There's a pair of arcs that most stories involving intellectual property, big companies and artists fall into: in the first, said individual or business uses a trademark or copyright of a big brand in a way that the brand's parent company can't abide, the corporate behemoth lurches into action and pursues legal remedy against the perceived injury, and the case is more often than not adjudicated in favor of the august multinational conglomerate — a David and Goliath in reverse, minus the slingshot and the beheading. (The beheading always gets left out in the metaphor, understandably.)
Conversely, we see those giant corporations use the work of artists without license or leave, with those of us holding cynical views about big business in America believing that the corporations believed that they could simply do as they please without fear of consequence or repercussion, even as it's impossible to impugn motive from such a far remove. The recent case of Mercedes-Benz and local artists in Detroit falls mostly into the latter category of cases, even as it appears to trod upon lightly-traveled legal grounds.
Mercedez-Bens is taking four artists to court in the hopes of having the artists' works, murals drawn on buildings in Detroit that were featured in a series of Instagram ads for the luxury carmaker, declared fair use. Mercedez-Benz took the case to court after receiving letters from the artists in response to the ads. Now, the company is looking to make the argument that the photos, and the ads derived from them, are protected by the Architectural Works Copyright Protection Act, which states that copyright protection for buildings goes only so far as their functional design. As the Hollywood Reporter piece notes, it's a strategy that has been pursued before, albeit never to a successful outcome.

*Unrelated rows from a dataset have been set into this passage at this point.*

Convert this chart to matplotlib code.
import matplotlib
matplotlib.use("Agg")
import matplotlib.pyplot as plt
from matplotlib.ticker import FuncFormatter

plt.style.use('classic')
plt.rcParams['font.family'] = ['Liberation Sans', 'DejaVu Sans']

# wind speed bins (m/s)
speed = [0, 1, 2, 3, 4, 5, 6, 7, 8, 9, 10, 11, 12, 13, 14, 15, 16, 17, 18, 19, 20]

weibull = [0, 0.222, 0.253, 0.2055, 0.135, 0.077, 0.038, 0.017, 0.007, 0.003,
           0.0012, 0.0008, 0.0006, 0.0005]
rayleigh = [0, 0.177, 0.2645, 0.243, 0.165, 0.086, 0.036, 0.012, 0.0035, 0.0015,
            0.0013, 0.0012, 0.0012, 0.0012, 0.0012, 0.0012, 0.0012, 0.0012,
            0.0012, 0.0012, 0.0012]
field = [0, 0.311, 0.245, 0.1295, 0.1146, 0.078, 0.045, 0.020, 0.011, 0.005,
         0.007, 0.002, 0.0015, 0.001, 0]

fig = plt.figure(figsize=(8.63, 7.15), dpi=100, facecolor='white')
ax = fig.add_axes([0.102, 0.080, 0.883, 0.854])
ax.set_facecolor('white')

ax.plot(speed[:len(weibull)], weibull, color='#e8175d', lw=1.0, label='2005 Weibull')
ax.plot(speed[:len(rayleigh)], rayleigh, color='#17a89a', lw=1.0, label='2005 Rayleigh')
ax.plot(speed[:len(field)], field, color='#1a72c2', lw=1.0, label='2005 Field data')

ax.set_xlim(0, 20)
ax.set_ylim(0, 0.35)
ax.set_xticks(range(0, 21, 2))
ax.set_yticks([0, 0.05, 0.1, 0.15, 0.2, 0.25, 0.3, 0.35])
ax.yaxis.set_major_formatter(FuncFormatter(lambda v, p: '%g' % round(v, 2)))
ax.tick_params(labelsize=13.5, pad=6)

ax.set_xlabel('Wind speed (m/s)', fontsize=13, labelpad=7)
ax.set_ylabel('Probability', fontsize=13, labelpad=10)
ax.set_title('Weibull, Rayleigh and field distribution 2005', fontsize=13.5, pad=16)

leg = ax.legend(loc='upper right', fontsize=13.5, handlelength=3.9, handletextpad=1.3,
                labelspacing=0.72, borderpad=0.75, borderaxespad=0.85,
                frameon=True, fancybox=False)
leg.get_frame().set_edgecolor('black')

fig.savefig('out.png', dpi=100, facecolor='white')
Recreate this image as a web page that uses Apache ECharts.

If nothing else, Mercedes can be applauded for making such a bold argument in their defense, even if it doesn't seem to hew too closely to the precepts of logic or reality to the outside observer. The twin arguments that the art is now part of the building, and that the art is in itself functional by virtue of its commission as part of an effort to promote Detroit, might ultimately hold legal weight in the separate reality that is the American legal system. But Mercedes should have the good sense to see that a public fight over a series of ads that would seek to both invoke Detroit's reputation as the car capital of the United States and imply an affinity or affection for the city, while stiffing local artists in a city that is working to get back on its feet, is a bad look. Surely they can move a few more units to the well-off in order to affect a settlement, lest their love of Motown appear little more than lip service.